Return each line of the data below exactly, omitting any pictures.

###

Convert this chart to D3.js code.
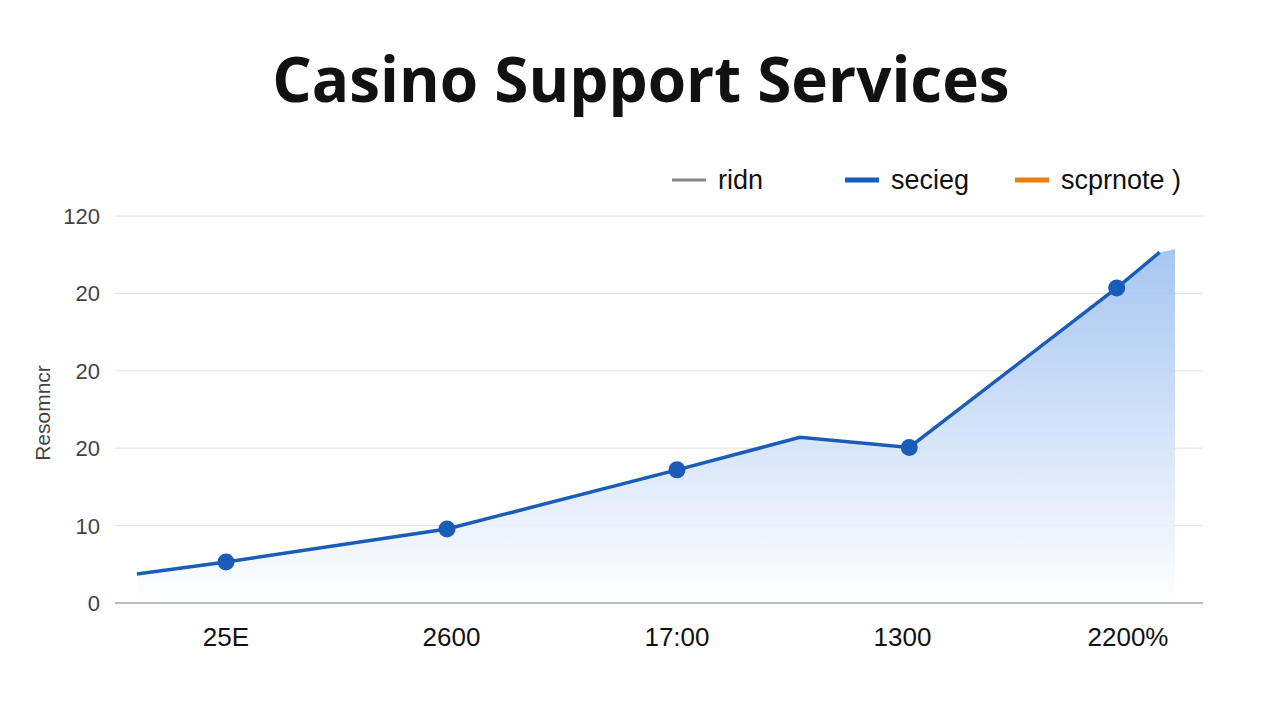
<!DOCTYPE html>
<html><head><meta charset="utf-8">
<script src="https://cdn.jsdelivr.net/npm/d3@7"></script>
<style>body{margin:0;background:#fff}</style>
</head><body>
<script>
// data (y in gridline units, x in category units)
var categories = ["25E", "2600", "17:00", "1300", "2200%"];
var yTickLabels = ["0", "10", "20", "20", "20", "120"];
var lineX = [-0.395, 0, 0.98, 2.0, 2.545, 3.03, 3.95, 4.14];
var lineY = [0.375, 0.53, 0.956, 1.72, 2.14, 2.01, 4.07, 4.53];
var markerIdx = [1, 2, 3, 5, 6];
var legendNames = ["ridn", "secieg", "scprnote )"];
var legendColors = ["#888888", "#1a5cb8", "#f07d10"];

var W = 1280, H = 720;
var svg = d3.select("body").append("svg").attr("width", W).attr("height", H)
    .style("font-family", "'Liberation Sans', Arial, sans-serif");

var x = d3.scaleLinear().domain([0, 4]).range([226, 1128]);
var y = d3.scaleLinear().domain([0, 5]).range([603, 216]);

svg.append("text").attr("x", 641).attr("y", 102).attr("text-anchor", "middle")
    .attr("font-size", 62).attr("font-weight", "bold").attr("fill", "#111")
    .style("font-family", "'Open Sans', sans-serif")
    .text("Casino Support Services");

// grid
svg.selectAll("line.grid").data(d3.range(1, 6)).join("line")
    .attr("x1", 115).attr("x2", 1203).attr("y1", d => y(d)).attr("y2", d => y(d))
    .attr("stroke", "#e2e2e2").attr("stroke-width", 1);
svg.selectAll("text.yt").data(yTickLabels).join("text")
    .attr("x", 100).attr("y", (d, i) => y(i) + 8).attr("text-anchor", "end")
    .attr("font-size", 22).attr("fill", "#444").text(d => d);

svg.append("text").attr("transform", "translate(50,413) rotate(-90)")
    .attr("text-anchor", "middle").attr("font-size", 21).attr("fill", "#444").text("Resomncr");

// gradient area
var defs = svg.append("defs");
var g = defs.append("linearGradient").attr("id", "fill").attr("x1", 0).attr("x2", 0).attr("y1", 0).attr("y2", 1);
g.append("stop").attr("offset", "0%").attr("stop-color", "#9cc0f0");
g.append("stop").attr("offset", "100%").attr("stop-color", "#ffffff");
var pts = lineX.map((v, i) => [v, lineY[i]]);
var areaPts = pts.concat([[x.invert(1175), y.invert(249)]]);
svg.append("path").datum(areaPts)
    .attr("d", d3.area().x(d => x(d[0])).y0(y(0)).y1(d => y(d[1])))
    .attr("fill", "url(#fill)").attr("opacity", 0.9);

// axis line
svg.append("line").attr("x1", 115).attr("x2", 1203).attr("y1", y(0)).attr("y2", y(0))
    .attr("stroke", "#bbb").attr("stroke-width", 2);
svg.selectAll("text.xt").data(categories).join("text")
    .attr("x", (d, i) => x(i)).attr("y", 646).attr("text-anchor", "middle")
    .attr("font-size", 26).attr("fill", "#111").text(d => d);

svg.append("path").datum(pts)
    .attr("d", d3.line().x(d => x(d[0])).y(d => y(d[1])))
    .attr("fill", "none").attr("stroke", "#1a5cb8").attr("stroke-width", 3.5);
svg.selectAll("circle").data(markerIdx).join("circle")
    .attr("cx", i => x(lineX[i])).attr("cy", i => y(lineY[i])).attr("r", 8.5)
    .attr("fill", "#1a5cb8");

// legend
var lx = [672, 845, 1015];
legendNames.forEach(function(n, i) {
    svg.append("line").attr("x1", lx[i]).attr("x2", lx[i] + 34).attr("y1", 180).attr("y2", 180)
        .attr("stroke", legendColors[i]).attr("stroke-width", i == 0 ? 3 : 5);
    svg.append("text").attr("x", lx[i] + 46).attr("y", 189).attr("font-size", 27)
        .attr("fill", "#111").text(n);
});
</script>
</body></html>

###

§ **Exercise response**:
Convert this chart to D3.js code.
<!DOCTYPE html>
<html><head><meta charset="utf-8">
<script src="https://cdn.jsdelivr.net/npm/d3@7"></script>
<style>body{margin:0;background:#fff}</style>
</head><body>
<script>
// data (y in gridline units, x in category units)
var categories = ["25E", "2600", "17:00", "1300", "2200%"];
var yTickLabels = ["0", "10", "20", "20", "20", "120"];
var lineX = [-0.395, 0, 0.98, 2.0, 2.545, 3.03, 3.95, 4.14];
var lineY = [0.375, 0.53, 0.956, 1.72, 2.14, 2.01, 4.07, 4.53];
var markerIdx = [1, 2, 3, 5, 6];
var legendNames = ["ridn", "secieg", "scprnote )"];
var legendColors = ["#888888", "#1a5cb8", "#f07d10"];

var W = 1280, H = 720;
var svg = d3.select("body").append("svg").attr("width", W).attr("height", H)
    .style("font-family", "'Liberation Sans', Arial, sans-serif");

var x = d3.scaleLinear().domain([0, 4]).range([226, 1128]);
var y = d3.scaleLinear().domain([0, 5]).range([603, 216]);

svg.append("text").attr("x", 641).attr("y", 102).attr("text-anchor", "middle")
    .attr("font-size", 62).attr("font-weight", "bold").attr("fill", "#111")
    .style("font-family", "'Open Sans', sans-serif")
    .text("Casino Support Services");

// grid
svg.selectAll("line.grid").data(d3.range(1, 6)).join("line")
    .attr("x1", 115).attr("x2", 1203).attr("y1", d => y(d)).attr("y2", d => y(d))
    .attr("stroke", "#e2e2e2").attr("stroke-width", 1);
svg.selectAll("text.yt").data(yTickLabels).join("text")
    .attr("x", 100).attr("y", (d, i) => y(i) + 8).attr("text-anchor", "end")
    .attr("font-size", 22).attr("fill", "#444").text(d => d);

svg.append("text").attr("transform", "translate(50,413) rotate(-90)")
    .attr("text-anchor", "middle").attr("font-size", 21).attr("fill", "#444").text("Resomncr");

// gradient area
var defs = svg.append("defs");
var g = defs.append("linearGradient").attr("id", "fill").attr("x1", 0).attr("x2", 0).attr("y1", 0).attr("y2", 1);
g.append("stop").attr("offset", "0%").attr("stop-color", "#9cc0f0");
g.append("stop").attr("offset", "100%").attr("stop-color", "#ffffff");
var pts = lineX.map((v, i) => [v, lineY[i]]);
var areaPts = pts.concat([[x.invert(1175), y.invert(249)]]);
svg.append("path").datum(areaPts)
    .attr("d", d3.area().x(d => x(d[0])).y0(y(0)).y1(d => y(d[1])))
    .attr("fill", "url(#fill)").attr("opacity", 0.9);

// axis line
svg.append("line").attr("x1", 115).attr("x2", 1203).attr("y1", y(0)).attr("y2", y(0))
    .attr("stroke", "#bbb").attr("stroke-width", 2);
svg.selectAll("text.xt").data(categories).join("text")
    .attr("x", (d, i) => x(i)).attr("y", 646).attr("text-anchor", "middle")
    .attr("font-size", 26).attr("fill", "#111").text(d => d);

svg.append("path").datum(pts)
    .attr("d", d3.line().x(d => x(d[0])).y(d => y(d[1])))
    .attr("fill", "none").attr("stroke", "#1a5cb8").attr("stroke-width", 3.5);
svg.selectAll("circle").data(markerIdx).join("circle")
    .attr("cx", i => x(lineX[i])).attr("cy", i => y(lineY[i])).attr("r", 8.5)
    .attr("fill", "#1a5cb8");

// legend
var lx = [672, 845, 1015];
legendNames.forEach(function(n, i) {
    svg.append("line").attr("x1", lx[i]).attr("x2", lx[i] + 34).attr("y1", 180).attr("y2", 180)
        .attr("stroke", legendColors[i]).attr("stroke-width", i == 0 ? 3 : 5);
    svg.append("text").attr("x", lx[i] + 46).attr("y", 189).attr("font-size", 27)
        .attr("fill", "#111").text(n);
});
</script>
</body></html>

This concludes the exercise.